Akhir -- akhir ini di Indonesia marak terjadi kasus pemerkosaan. Pemerkosaan merupakan pemaksaan hubungan seksual lawan jenis yang mengancam secara fisik maupun secara psikologis (mental). Pemerkosaan juga dapat dimasukkan dalam beberapa pelecehan seksual, ini membuat para korban menjadi ketakutan, dan sangat mempengaruhi pertumbuhan fisik dan mental (merasa terintimidasi, tidak nyaman, malu dan terancam). Pelecehan seksual bisa berupa candaan yang mengandung unsur dewasa (lelucon kotor), memeluk, sentuhan seksual dan lain sebagainya.
Para korban pemerkosaan ini biasanya Wanita dan anak -- anak yang dianggap oleh pelaku tidak bisa berbuat (lemah), para pelaku ini mempunyai kekuasaan yang lebih dari pada korban sehingga para pelaku dapat memberi ancaman dalam melakukan tindakan pemerkosaan ini. Dimata para pelaku apa yang dilakukan korban tersebut mengundang hal -- hal tidak senonoh, tapi apakah para pelaku menyadari bahwa mereka yang memiliki kelainan ?.
Sebagai contoh pemerkosaan terhadap 13 santri di Bandung yang dilakukan oleh gurunya, dalam melakukan aksi bejatnya HW (pelaku guru) dia menjanjikan biaya Pendidikan gratis kepada murid/santrinya. HW melakukan aksinya kepada 13 santri ditempat yang berbeda -- beda seperti di sekolah, Yayasan/pesantren milik HW, hotel dan apartemen. HW sudah melakukan aksi bejatnya ini dalam kurun waktu 5 Tahun (2016 -- 2021). Dalam hal ini masyarakat atau public dibuat terkejut lantaran dari 13 korban santri 7 diantaranya sedang hamil dan melahirkan anak (memiliki 9 orang anak dari 7 santri tersebut).

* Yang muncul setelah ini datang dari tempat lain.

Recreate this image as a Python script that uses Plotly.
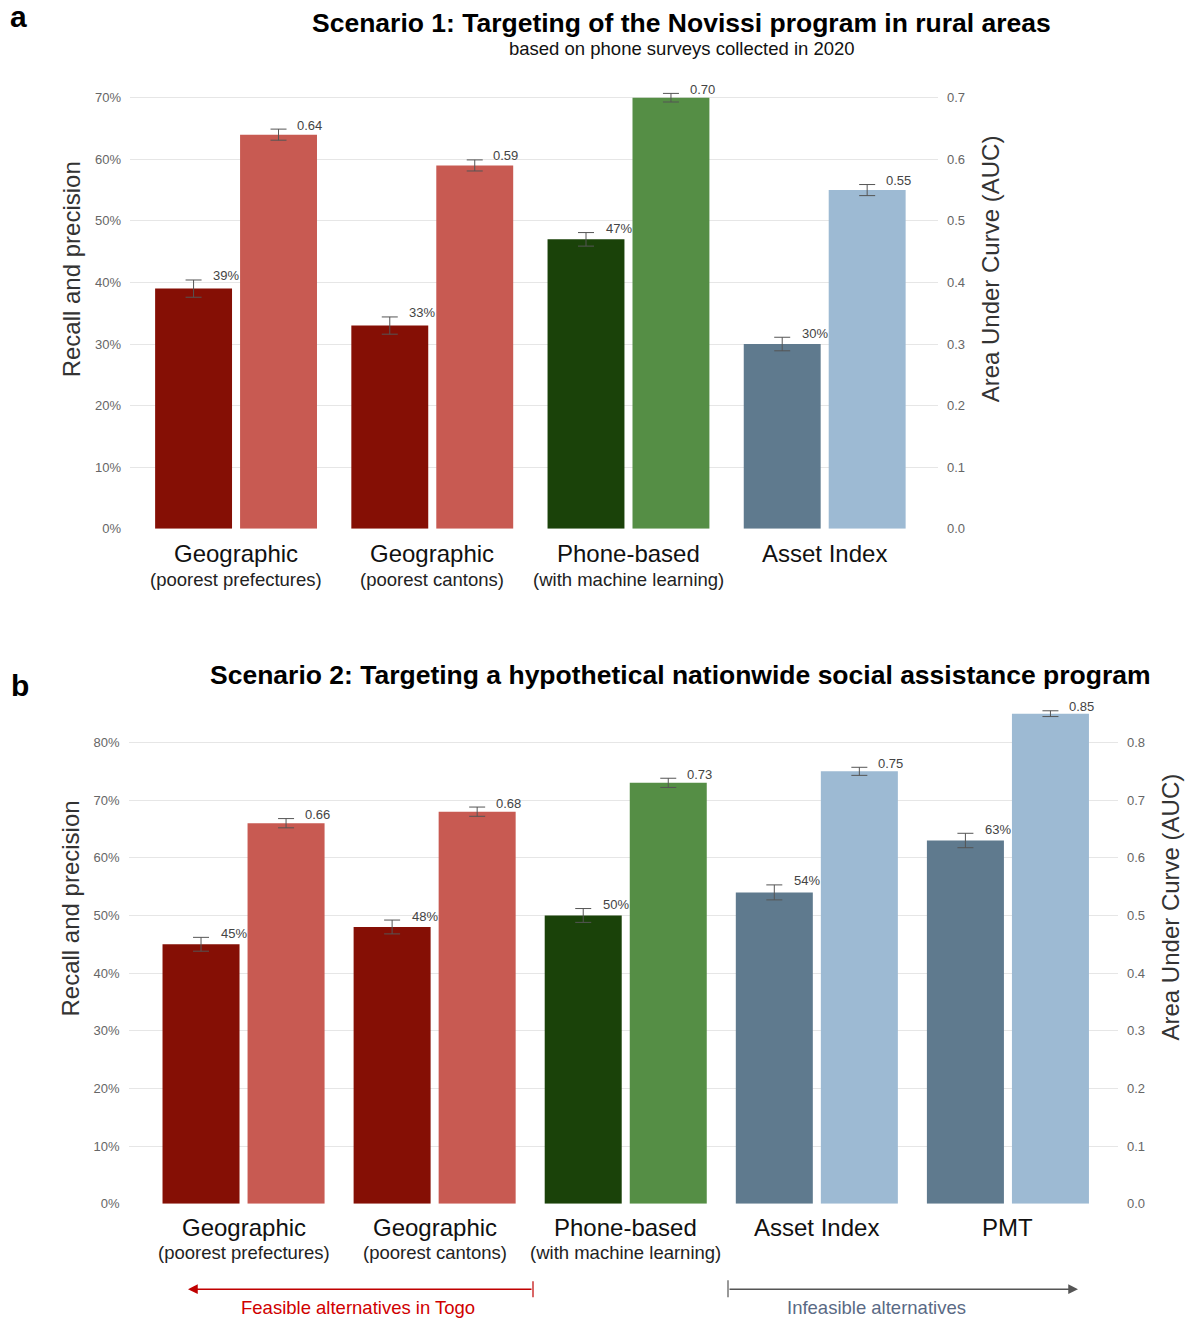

Dalam kasus ini HW terbukti bersalah sesuai dengan Pasal 81 ayat 1, ayat 3 dan 5 jo Pasal 76 D UU RI Nomor 17 Tahun 2016 tentang Perubahan atas UU RI Nomor 23 Tahun 2002 tentang Perlindungan Anak jo Pasal 65 ayat 1 KUHP. Dalam kasus ini Jaksa Penuntun Umum (JPU) menuntun HW Hukuman mati, hukuman tambahan berupa Kebiri Kimia, membayar denda sebesar Rp 500juta dan membayar restitusi kepada para korban sebesar Rp 331 juta. Namun, hakim menjatuhkan putusan penjara seumur hidup.
Banyak masyarakat yang menanyakan. Dalam hal ini mengapa tidak dijatuhkan putusan hukuman mati atau dikebiri ? bukankah dengan hukuman tersebut dapat memberikan efek jera terhadap para pelaku pemerkosaan diluar sana ?. Dalam kasus ini Komnas HAM tidak menyetujui karena hukuman kebiri dan hukuman mati tidak sesuai dengan prinsip HAM.
Padahal dalam pemberian hukum kebiri diatur pada Pasal 81 ayat 7 dimana kebiri kimia dinormakan sebagai pidana tambahan bagi pelaku kekerasan seksual terhadap anak, Peraturan Pemerintah (PP) No. 70 Tahun 2020 tentang Tata Cara Pelaksanaan Tindakan Kebiri Kimia. Namun, banyak pro dan kotra, seperti kontranya hukuman mati dan hukuman kebiri melanggar Hak Asasi Manusia (HAM), hukuman tersebut tidak manusiawi dan merendahkan martabat manusia. Sedang pro adanya hukuman mati dan hukuman kebiri memberikan sedikit substantif mengatasi persoalan keadilan oleh korban, sebagai bentuk tanggung jawab dan pembalasan yang diterima pelaku.
Dalam hal ini diharapkan Pemerintah dapat memberikan hukuman yang tegas dan adil sehingga para korban pemerkosaan dan pelecehan seksual merasa adil. Berikan perlindungan terhadap para korban karena diluar atau dimasyarakat kesan tidak bagusnya dikorban, korban dianggap tidak bisa menjaga kehormatannya seperti menggunakan pakaian, cara berkomunikasi dan sebagainya. Namun, dalam hal ini kebanyakan para korban merupakan anak dibawah umur, disini peran orang tua dan lingkungan yang mempengaruhi dengan diberikannya Pendidikan sex education mungkin dapat memberikan pengetahuan atau pencegahan agar tidak menjadi koban pemerkosaan dan pelecehan seksual. Para pelaku biasanya sudah bependidikan dan memiliki kekuasaan, untuk saat ini tidak menjamin jika seseorang yang berpendidikan tinggi memiliki perilaku yang baik.